+++ SOURCE DATA

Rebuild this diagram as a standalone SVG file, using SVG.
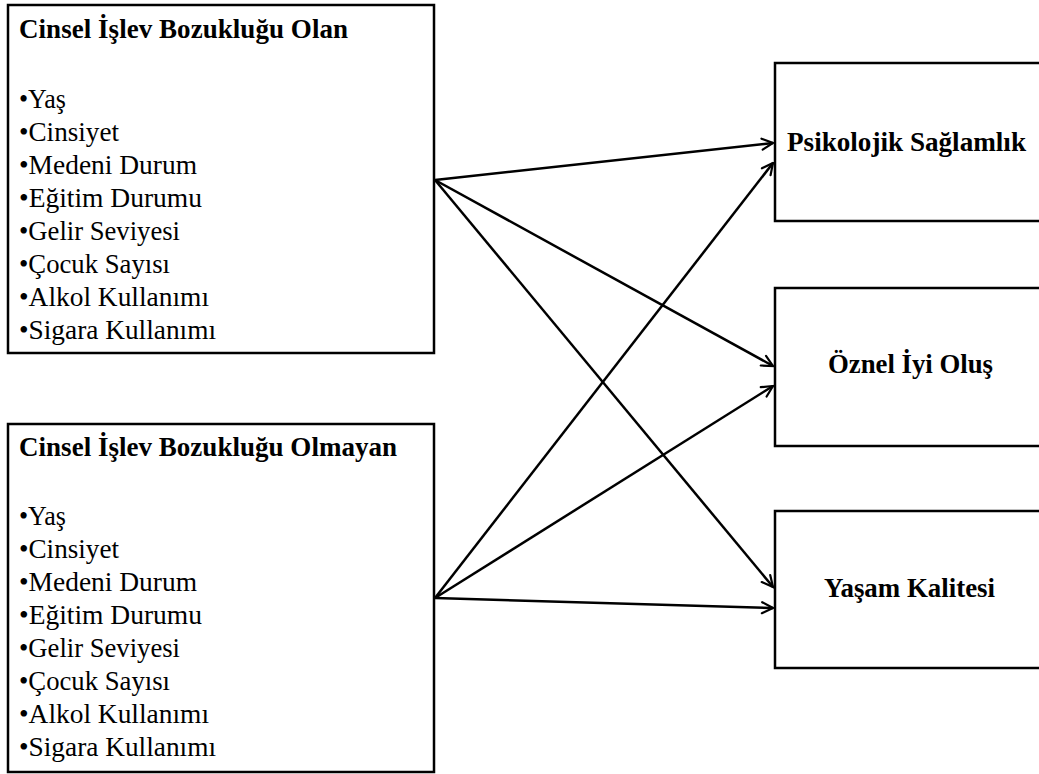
<svg xmlns="http://www.w3.org/2000/svg" width="1039" height="774" viewBox="0 0 1039 774">
  <style>
    .box { fill: #ffffff; stroke: #000000; stroke-width: 2.5; }
    .title { font-family: "Liberation Serif", "DejaVu Serif", serif; font-size: 27px; font-weight: bold; fill: #000000; }
    .item { font-family: "Liberation Serif", "DejaVu Serif", serif; font-size: 27px; fill: #000000; }
    .label { font-family: "Liberation Serif", "DejaVu Serif", serif; font-size: 26.5px; font-weight: bold; fill: #000000; }
    .link { fill: none; stroke: #000000; stroke-width: 2.5; marker-end: url(#arrow); }
  </style>
  <defs>
    <marker id="arrow" viewBox="0 0 14 14" refX="12.5" refY="7" markerWidth="14" markerHeight="14" markerUnits="userSpaceOnUse" orient="auto">
      <path d="M1.5,1.5 L12.5,7 L1.5,12.5" fill="none" stroke="#000000" stroke-width="2.2" stroke-linecap="round" stroke-linejoin="miter"/>
    </marker>
  </defs>
  <rect width="1039" height="774" fill="#ffffff"/>

  <!-- group with sexual dysfunction -->
  <g id="node-olan">
    <rect class="box" x="8" y="5" width="426" height="348"/>
    <text class="title" x="19" y="38" textLength="329" lengthAdjust="spacing">Cinsel İşlev Bozukluğu Olan</text>
    <text class="item" x="19" y="108" textLength="47" lengthAdjust="spacingAndGlyphs">•Yaş</text>
    <text class="item" x="19" y="141" textLength="100" lengthAdjust="spacingAndGlyphs">•Cinsiyet</text>
    <text class="item" x="19" y="174" textLength="178" lengthAdjust="spacingAndGlyphs">•Medeni Durum</text>
    <text class="item" x="19" y="207" textLength="183" lengthAdjust="spacingAndGlyphs">•Eğitim Durumu</text>
    <text class="item" x="19" y="240" textLength="161" lengthAdjust="spacingAndGlyphs">•Gelir Seviyesi</text>
    <text class="item" x="19" y="273" textLength="151" lengthAdjust="spacingAndGlyphs">•Çocuk Sayısı</text>
    <text class="item" x="19" y="306" textLength="190" lengthAdjust="spacingAndGlyphs">•Alkol Kullanımı</text>
    <text class="item" x="19" y="339" textLength="197" lengthAdjust="spacingAndGlyphs">•Sigara Kullanımı</text>
  </g>

  <!-- group without sexual dysfunction -->
  <g id="node-olmayan">
    <rect class="box" x="8" y="424" width="426" height="348"/>
    <text class="title" x="19" y="456" textLength="378" lengthAdjust="spacing">Cinsel İşlev Bozukluğu Olmayan</text>
    <text class="item" x="19" y="525" textLength="47" lengthAdjust="spacingAndGlyphs">•Yaş</text>
    <text class="item" x="19" y="558" textLength="100" lengthAdjust="spacingAndGlyphs">•Cinsiyet</text>
    <text class="item" x="19" y="591" textLength="178" lengthAdjust="spacingAndGlyphs">•Medeni Durum</text>
    <text class="item" x="19" y="624" textLength="183" lengthAdjust="spacingAndGlyphs">•Eğitim Durumu</text>
    <text class="item" x="19" y="657" textLength="161" lengthAdjust="spacingAndGlyphs">•Gelir Seviyesi</text>
    <text class="item" x="19" y="690" textLength="151" lengthAdjust="spacingAndGlyphs">•Çocuk Sayısı</text>
    <text class="item" x="19" y="723" textLength="190" lengthAdjust="spacingAndGlyphs">•Alkol Kullanımı</text>
    <text class="item" x="19" y="756" textLength="197" lengthAdjust="spacingAndGlyphs">•Sigara Kullanımı</text>
  </g>

  <!-- outcome variables -->
  <g id="node-saglamlik">
    <rect class="box" x="775" y="63" width="280" height="158"/>
    <text class="label" x="787" y="151" textLength="239" lengthAdjust="spacingAndGlyphs">Psikolojik Sağlamlık</text>
  </g>
  <g id="node-iyi-olus">
    <rect class="box" x="775" y="288" width="280" height="158"/>
    <text class="label" x="828" y="373" textLength="165" lengthAdjust="spacingAndGlyphs">Öznel İyi Oluş</text>
  </g>
  <g id="node-kalite">
    <rect class="box" x="775" y="511" width="280" height="157"/>
    <text class="label" x="824" y="597" textLength="171" lengthAdjust="spacingAndGlyphs">Yaşam Kalitesi</text>
  </g>

  <!-- paths from each group to each outcome -->
  <g id="connectors">
    <line class="link" x1="435" y1="180" x2="773" y2="143"/>
    <line class="link" x1="435" y1="180" x2="773" y2="366"/>
    <line class="link" x1="435" y1="180" x2="773" y2="587"/>
    <line class="link" x1="435" y1="598" x2="773" y2="163"/>
    <line class="link" x1="435" y1="598" x2="773" y2="386"/>
    <line class="link" x1="435" y1="598" x2="773" y2="608"/>
  </g>
</svg>
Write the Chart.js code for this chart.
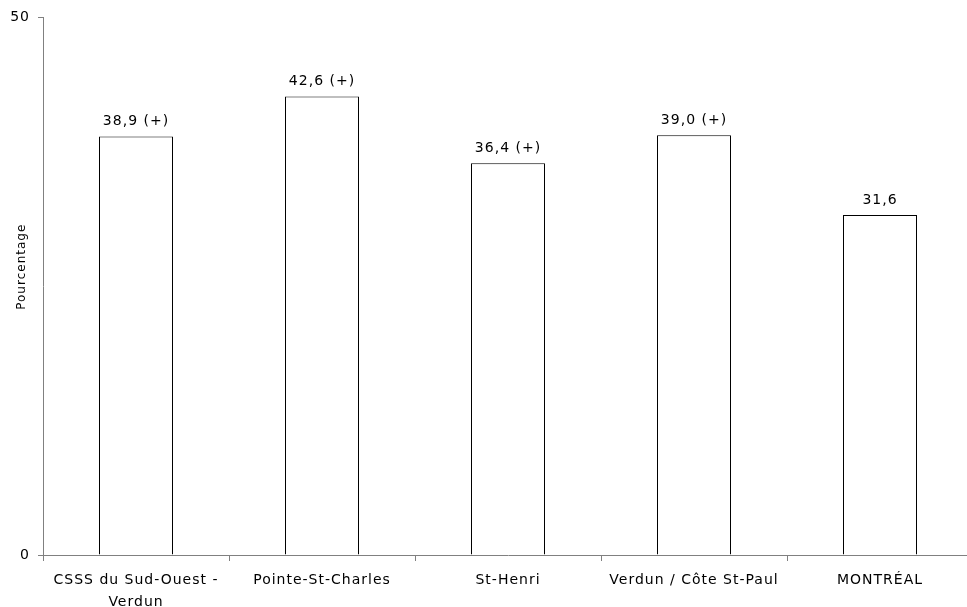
<!DOCTYPE html>
<html>
<head>
<meta charset="utf-8">
<script src="https://cdn.jsdelivr.net/npm/chart.js@4"></script>
<style>
  html, body { margin: 0; padding: 0; background: #fff; overflow: hidden; }
  #wrap { width: 979px; height: 607px; }
</style>
</head>
<body>
<div id="wrap"><canvas id="chart"></canvas></div>
<script>
// Data
const categories = [['CSSS du Sud-Ouest -', 'Verdun'], 'Pointe-St-Charles', 'St-Henri', 'Verdun / Côte St-Paul', 'MONTRÉAL'];
const values = [38.9, 42.6, 36.4, 39.0, 31.6];
const flags = ['(+)', '(+)', '(+)', '(+)', ''];
const yTicks = [0, 50];

const FAMILY = 'Verdana, "DejaVu Sans", sans-serif';
const AXIS = '#808080';

// wider spacing, like the original rendering
function spacing(chart) {
  chart.ctx.letterSpacing = '1px';
}

const spacingPlugin = {
  id: 'spacing',
  beforeUpdate: spacing,
  beforeLayout: spacing,
  beforeDraw: spacing
};

// value labels above bars
const valueLabels = {
  id: 'valueLabels',
  afterDatasetsDraw(chart) {
    const ctx = chart.ctx;
    const meta = chart.getDatasetMeta(0);
    ctx.save();
    ctx.letterSpacing = '1px';
    ctx.font = '14px ' + FAMILY;
    ctx.fillStyle = '#000';
    ctx.textAlign = 'center';
    ctx.textBaseline = 'bottom';
    meta.data.forEach((bar, i) => {
      let txt = values[i].toFixed(1).replace('.', ',');
      if (flags[i]) txt += ' ' + flags[i];
      ctx.fillText(txt, bar.x, bar.y - 8);
    });
    ctx.restore();
  }
};

document.addEventListener('DOMContentLoaded', function() {
  const ctx = document.getElementById('chart');
  new Chart(ctx, {
    type: 'bar',
    data: {
      labels: categories,
      datasets: [{
        data: values,
        backgroundColor: '#ffffff',
        borderColor: '#000000',
        borderWidth: 1,
        barPercentage: 74 / 186,
        categoryPercentage: 1
      }]
    },
    options: {
      responsive: true,
      maintainAspectRatio: false,
      animation: false,
      layout: { padding: { top: 17, right: 6, left: 0, bottom: 0 } },
      plugins: {
        legend: { display: false },
        tooltip: { enabled: false }
      },
      scales: {
        x: {
          grid: { offset: true, drawOnChartArea: false, tickLength: 6, color: AXIS },
          border: { color: AXIS },
          ticks: {
            font: { family: FAMILY, size: 14, lineHeight: 1.55 },
            color: '#000',
            padding: 9,
            maxRotation: 0,
            autoSkip: false
          },
          afterFit(scale) { scale.height = 52; }
        },
        y: {
          min: yTicks[0],
          max: yTicks[yTicks.length - 1],
          grid: { drawOnChartArea: false, tickLength: 5, color: AXIS },
          border: { color: AXIS },
          ticks: {
            stepSize: yTicks[1] - yTicks[0],
            font: { family: FAMILY, size: 14 },
            color: '#000',
            padding: 8
          },
          title: {
            display: true,
            text: '        Pourcentage',
            font: { family: FAMILY, size: 12 },
            color: '#000',
            padding: { top: 15, bottom: 0 }
          },
          afterFit(scale) { scale.width = 43; }
        }
      }
    },
    plugins: [spacingPlugin, valueLabels]
  });
});
</script>
</body>
</html>
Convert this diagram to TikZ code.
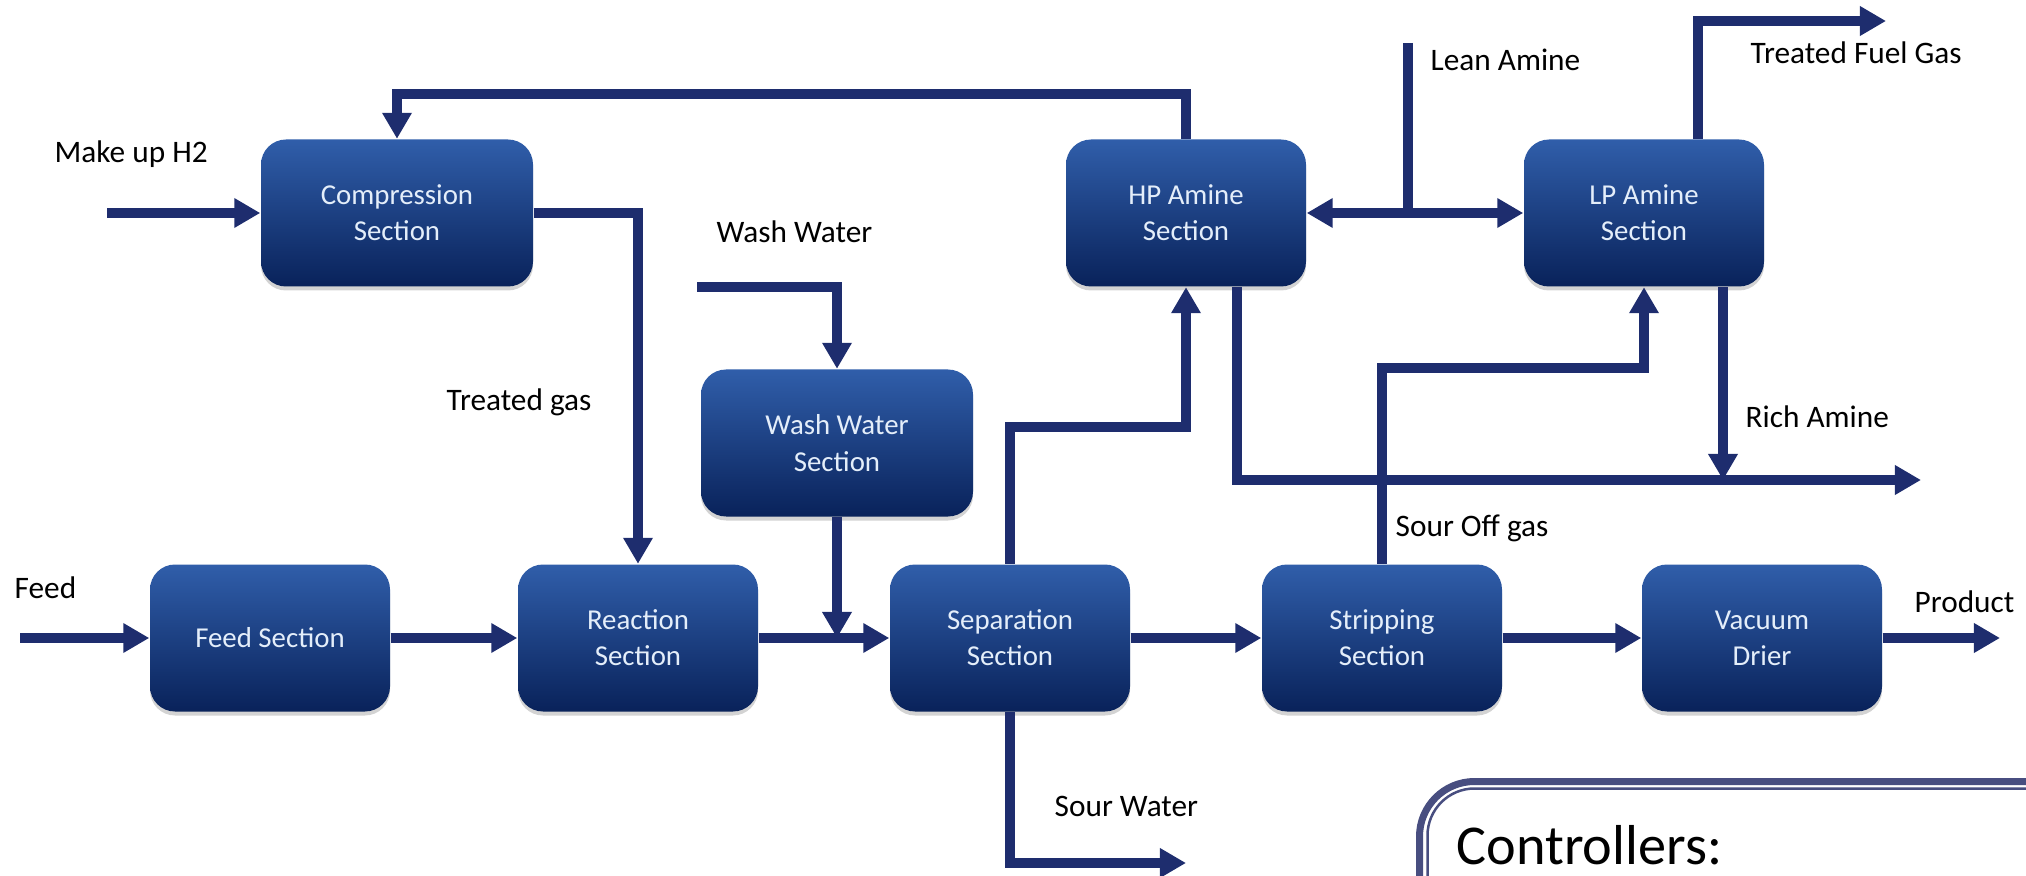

++++++

◆ WHAT TO WORK ON
Scan the entries above and work out how many lines include the word "diagram"; the reply is that number alone.

◆ EXERCISE OUTPUT
2